Nor do we really have any good idea of what the loads are or how bracing/foundation/load distribution factor in. Someone who knows structural engineering really needs to look at that in person to give you a good answer.

Can you not use the existing structure as a basis for what is sufficient proven by many years in use? I think it's pretty safe to do so.If it were failing you would need to know why. It seams to me with suffecient support for the post you now need to know post and beam size able to replace what is here less the center post.
 
Can you not use the existing structure as a basis for what is sufficient proven by many years in use? I think it's pretty safe to do so.If it were failing you would need to know why. It seams to me with suffecient support for the post you now need to know post and beam size able to replace what is here less the center post.
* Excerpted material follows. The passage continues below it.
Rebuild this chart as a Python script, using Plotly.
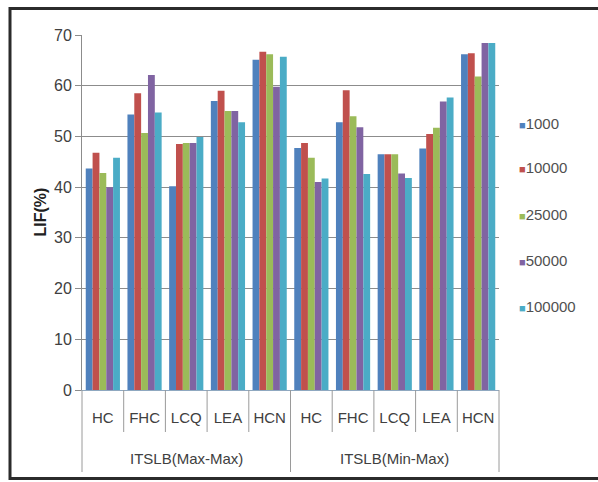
import plotly.graph_objects as go

# Scheduling strategies (outer level) and heuristics (inner level)
strategies = ["ITSLB(Max-Max)", "ITSLB(Min-Max)"]
heuristics = ["HC", "FHC", "LCQ", "LEA", "HCN"]

# Number of iterations shown as separate series
series_names = ["1000", "10000", "25000", "50000", "100000"]
series_colors = ["#4F81BD", "#C0504D", "#9BBB59", "#8064A2", "#4BACC6"]

# LIF (%) per series, ordered HC..HCN for Max-Max then HC..HCN for Min-Max
lif_1000 = [43.7, 54.3, 40.2, 57.0, 65.1, 47.7, 52.8, 46.5, 47.6, 66.2]
lif_10000 = [46.8, 58.5, 48.5, 59.0, 66.7, 48.7, 59.1, 46.5, 50.5, 66.4]
lif_25000 = [42.8, 50.7, 48.7, 55.0, 66.2, 45.8, 54.0, 46.5, 51.7, 61.8]
lif_50000 = [40.0, 62.1, 48.7, 55.0, 59.8, 41.0, 51.8, 42.7, 56.9, 68.4]
lif_100000 = [45.8, 54.7, 49.9, 52.8, 65.7, 41.7, 42.6, 41.8, 57.7, 68.4]
series_values = [lif_1000, lif_10000, lif_25000, lif_50000, lif_100000]

y_ticks = [0, 10, 20, 30, 40, 50, 60, 70]

FONT = "Liberation Sans, Arial, sans-serif"
W, H = 598, 482
ML, MR, MT, MB = 82, 99, 35, 92
PW, PH = W - ML - MR, H - MT - MB

# One slot per (strategy, heuristic) pair along the x axis
inner = [h for _ in strategies for h in heuristics]
n_cat = len(inner)
slots = list(range(n_cat))

fig = go.Figure()
for name, color, vals in zip(series_names, series_colors, series_values):
    fig.add_trace(go.Bar(
        x=slots, y=vals, name=name,
        marker=dict(color=color, line=dict(width=0)),
        showlegend=False,
    ))


def px_x(p):
    return (p - ML) / PW


def px_y(p):
    return (H - MB - p) / PH


DIV = "#9a9a9a"
shapes = []
# Separators between heuristics and, longer, between strategies
for i in range(n_cat + 1):
    long_line = i % len(heuristics) == 0
    shapes.append(dict(
        type="line", xref="x domain", yref="paper",
        x0=i / n_cat, x1=i / n_cat, y0=0,
        y1=px_y(472 if long_line else 432),
        line=dict(color=DIV, width=1),
    ))

# Outer frame around the whole chart
shapes.append(dict(type="rect", xref="paper", yref="paper",
                   x0=px_x(10), x1=px_x(610), y0=px_y(478.5), y1=px_y(8.5),
                   line=dict(color="#2b2b2b", width=3), layer="above"))

annotations = []
# Strategy labels under each block of heuristics
for k, s in enumerate(strategies):
    annotations.append(dict(
        xref="x domain", yref="paper", x=(k + 0.5) / len(strategies),
        y=px_y(458), xanchor="center", yanchor="middle", showarrow=False,
        text=s, font=dict(family=FONT, size=15, color="#404040"),
    ))

# Legend drawn as text entries on the right
legend_y = [123, 168, 214, 260, 306]
for name, color, yy in zip(series_names, series_colors, legend_y):
    annotations.append(dict(
        xref="paper", yref="paper", x=px_x(517), y=px_y(yy),
        xanchor="left", yanchor="middle", showarrow=False,
        text=f'<span style="font-size:11px;color:{color}">■</span>{name}',
        font=dict(family=FONT, size=15, color="#505050"),
    ))

# Y-axis title
annotations.append(dict(
    xref="paper", yref="paper", x=px_x(40), y=0.5, textangle=-90,
    xanchor="center", yanchor="middle", showarrow=False,
    text="<b>LIF(%)</b>", font=dict(family=FONT, size=16, color="#202020"),
))

fig.update_layout(
    width=W, height=H,
    margin=dict(l=ML, r=MR, t=MT, b=MB, autoexpand=False),
    paper_bgcolor="white", plot_bgcolor="white",
    barmode="group", bargap=0.18, bargroupgap=0,
    font=dict(family=FONT, size=15, color="#404040"),
    shapes=shapes, annotations=annotations,
    showlegend=False,
)
fig.update_yaxes(
    range=[0, 70], tickvals=y_ticks, showgrid=True, gridcolor="#8c8c8c",
    gridwidth=1, showline=True, linecolor="#8c8c8c", linewidth=1,
    ticks="outside", ticklen=6, tickcolor="#8c8c8c",
    tickfont=dict(family=FONT, size=16, color="#404040"),
    zeroline=False, fixedrange=True, automargin=False,
)
fig.update_xaxes(
    range=[-0.5, n_cat - 0.5], tickvals=slots, ticktext=inner,
    showline=True, linecolor="#8fa8c0", linewidth=1, ticks="",
    tickangle=0, ticklabelstandoff=14,
    tickfont=dict(family=FONT, size=15, color="#404040"),
    showgrid=False, zeroline=False, automargin=False, fixedrange=True,
)

fig.write_html("out.html")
I think you could by "assuming" it was under its maximum load.... but we dont really know what the actual load is at all.
 
Download an I beam schedule and put in the biggest one you can fit in the space you have (height>width). Cut a hole in the web and plate around it for your duct to pass through.

I think you could downsize a ibeam enough to just go under the duct. The duct is 12" so it would be a big s.o.b. to get in place.
 
https://www.huduser.gov/Publications/pdf/res2000_2.pdf

These loads should get you close enough to design around.

I hesitate to post stuff like this in these threads, I'm an engineer and can do a free body diagram all day long. I'm not in a hurricane area, so I'm not confident how those are taken into affect. I do know we are looking at a sheer load from an exterior upstairs wall coming through the interior of the downstairs. I'm also not even a structural guy outside of tanks and retaining walls in concrete occasionally. So I'm not confident how uplift uplift on one side is translated across the structure of your roof. I'm pretty confident I could do a static check in this situation, but not confident with a dynamic load like a hurricane.

If it were my house, I'd check with someone who was more confident than I am.

Just my opinion and not a suggestion.

That house is a hundred years old and from the pictures I doubt it was built to withstand any kind of uplift. I dont see any hurricane clips or brackets and Im sure there are no foundation tie downs. Any laminated beam built for that span on 6x6s set to the foundation is going to be worlds stronger than what is there.

One issue you will have if you go to a Licensed PE and youre in a hurricane zone, they are going to design it to meet current hurricane standards. Tie downs brackets and whatever else local requirements are. Its not going to be slap a few posts and beam in there to equate or be stronger than what you have. Again Im not suggesting anything just stating what will happen.